◆ **Problem description**
Extract exactly the run of lines starting at the line that holds "What TikZ code" and ending at the line that holds "(pg) at (327,47)", both included.

◆ **Input rows**
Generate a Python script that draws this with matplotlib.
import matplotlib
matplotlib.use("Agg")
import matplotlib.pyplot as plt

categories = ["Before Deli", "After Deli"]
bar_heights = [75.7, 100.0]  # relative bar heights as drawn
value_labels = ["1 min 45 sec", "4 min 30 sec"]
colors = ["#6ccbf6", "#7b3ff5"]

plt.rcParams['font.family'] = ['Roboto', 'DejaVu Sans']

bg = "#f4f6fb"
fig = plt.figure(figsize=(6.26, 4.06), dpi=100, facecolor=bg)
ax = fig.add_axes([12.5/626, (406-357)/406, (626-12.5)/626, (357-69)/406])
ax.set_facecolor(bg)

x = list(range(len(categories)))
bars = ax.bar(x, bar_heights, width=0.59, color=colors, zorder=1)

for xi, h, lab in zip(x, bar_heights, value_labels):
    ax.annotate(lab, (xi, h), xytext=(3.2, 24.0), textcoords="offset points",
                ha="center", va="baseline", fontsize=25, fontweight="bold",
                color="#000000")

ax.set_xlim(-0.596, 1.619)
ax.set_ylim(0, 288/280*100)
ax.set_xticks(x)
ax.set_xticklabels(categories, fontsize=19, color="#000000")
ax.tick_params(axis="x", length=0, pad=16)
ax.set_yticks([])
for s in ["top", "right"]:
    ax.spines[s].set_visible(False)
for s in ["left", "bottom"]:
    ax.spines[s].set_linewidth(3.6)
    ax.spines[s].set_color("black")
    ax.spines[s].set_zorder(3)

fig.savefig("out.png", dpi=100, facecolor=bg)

...

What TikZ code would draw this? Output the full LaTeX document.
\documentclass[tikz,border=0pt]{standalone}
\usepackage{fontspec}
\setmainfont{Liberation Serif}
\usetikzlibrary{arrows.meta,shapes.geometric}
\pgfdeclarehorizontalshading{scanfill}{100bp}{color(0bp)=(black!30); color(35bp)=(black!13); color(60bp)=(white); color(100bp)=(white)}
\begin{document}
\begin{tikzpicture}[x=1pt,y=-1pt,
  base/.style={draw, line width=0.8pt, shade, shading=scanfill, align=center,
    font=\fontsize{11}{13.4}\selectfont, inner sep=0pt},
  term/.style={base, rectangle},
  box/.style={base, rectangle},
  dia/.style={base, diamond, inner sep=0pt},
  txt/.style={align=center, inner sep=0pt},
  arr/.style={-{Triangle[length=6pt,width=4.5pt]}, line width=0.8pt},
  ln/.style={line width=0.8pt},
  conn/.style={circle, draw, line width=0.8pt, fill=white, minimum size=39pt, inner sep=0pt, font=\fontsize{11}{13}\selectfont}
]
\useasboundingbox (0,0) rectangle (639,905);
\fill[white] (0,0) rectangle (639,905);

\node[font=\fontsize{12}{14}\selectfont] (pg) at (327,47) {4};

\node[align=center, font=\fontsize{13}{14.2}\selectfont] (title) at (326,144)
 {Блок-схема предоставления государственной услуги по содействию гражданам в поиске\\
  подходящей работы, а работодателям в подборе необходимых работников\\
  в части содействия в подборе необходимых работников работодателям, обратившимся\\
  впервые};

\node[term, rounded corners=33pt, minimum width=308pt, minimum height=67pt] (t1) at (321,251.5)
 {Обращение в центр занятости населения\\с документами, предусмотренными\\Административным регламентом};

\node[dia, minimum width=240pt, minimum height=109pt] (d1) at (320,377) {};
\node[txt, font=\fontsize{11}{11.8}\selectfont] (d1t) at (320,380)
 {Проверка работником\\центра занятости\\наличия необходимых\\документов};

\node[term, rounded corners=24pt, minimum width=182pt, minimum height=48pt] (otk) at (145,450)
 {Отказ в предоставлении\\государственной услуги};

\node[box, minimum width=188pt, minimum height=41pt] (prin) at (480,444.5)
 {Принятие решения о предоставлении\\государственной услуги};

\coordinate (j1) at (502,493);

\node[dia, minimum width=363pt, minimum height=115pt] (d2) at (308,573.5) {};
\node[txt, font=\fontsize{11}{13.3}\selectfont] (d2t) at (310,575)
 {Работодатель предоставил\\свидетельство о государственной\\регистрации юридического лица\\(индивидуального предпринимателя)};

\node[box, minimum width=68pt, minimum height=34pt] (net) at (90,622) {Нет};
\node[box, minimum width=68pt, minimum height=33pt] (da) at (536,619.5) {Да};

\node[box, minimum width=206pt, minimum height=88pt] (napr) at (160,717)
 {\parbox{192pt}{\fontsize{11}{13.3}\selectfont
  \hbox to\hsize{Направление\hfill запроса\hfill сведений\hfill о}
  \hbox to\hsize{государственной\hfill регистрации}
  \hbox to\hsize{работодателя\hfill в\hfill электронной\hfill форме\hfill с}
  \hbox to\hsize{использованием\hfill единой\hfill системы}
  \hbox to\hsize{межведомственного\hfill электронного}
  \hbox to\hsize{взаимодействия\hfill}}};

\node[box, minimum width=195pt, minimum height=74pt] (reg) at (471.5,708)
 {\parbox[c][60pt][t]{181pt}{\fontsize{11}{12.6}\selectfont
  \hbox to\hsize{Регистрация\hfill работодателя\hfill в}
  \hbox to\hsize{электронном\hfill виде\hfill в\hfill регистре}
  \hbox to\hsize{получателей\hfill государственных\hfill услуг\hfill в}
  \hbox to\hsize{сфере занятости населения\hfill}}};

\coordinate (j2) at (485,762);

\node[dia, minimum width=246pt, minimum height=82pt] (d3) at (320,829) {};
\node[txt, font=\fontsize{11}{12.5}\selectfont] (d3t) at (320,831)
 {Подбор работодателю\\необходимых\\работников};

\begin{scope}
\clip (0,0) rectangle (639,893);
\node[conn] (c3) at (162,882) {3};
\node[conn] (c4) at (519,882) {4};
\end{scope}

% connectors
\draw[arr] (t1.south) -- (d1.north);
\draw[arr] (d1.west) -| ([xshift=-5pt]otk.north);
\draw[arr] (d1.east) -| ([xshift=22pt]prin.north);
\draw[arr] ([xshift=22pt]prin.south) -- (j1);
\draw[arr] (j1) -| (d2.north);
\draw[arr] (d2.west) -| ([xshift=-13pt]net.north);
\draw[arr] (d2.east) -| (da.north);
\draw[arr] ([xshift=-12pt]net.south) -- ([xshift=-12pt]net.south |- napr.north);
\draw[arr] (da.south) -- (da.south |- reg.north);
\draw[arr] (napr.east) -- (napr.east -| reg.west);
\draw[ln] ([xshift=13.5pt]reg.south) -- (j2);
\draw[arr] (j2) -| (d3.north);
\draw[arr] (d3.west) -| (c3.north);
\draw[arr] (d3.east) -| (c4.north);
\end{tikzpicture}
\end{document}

◆ **Complete answer**
What TikZ code would draw this? Output the full LaTeX document.
\documentclass[tikz,border=0pt]{standalone}
\usepackage{fontspec}
\setmainfont{Liberation Serif}
\usetikzlibrary{arrows.meta,shapes.geometric}
\pgfdeclarehorizontalshading{scanfill}{100bp}{color(0bp)=(black!30); color(35bp)=(black!13); color(60bp)=(white); color(100bp)=(white)}
\begin{document}
\begin{tikzpicture}[x=1pt,y=-1pt,
  base/.style={draw, line width=0.8pt, shade, shading=scanfill, align=center,
    font=\fontsize{11}{13.4}\selectfont, inner sep=0pt},
  term/.style={base, rectangle},
  box/.style={base, rectangle},
  dia/.style={base, diamond, inner sep=0pt},
  txt/.style={align=center, inner sep=0pt},
  arr/.style={-{Triangle[length=6pt,width=4.5pt]}, line width=0.8pt},
  ln/.style={line width=0.8pt},
  conn/.style={circle, draw, line width=0.8pt, fill=white, minimum size=39pt, inner sep=0pt, font=\fontsize{11}{13}\selectfont}
]
\useasboundingbox (0,0) rectangle (639,905);
\fill[white] (0,0) rectangle (639,905);

\node[font=\fontsize{12}{14}\selectfont] (pg) at (327,47) {4};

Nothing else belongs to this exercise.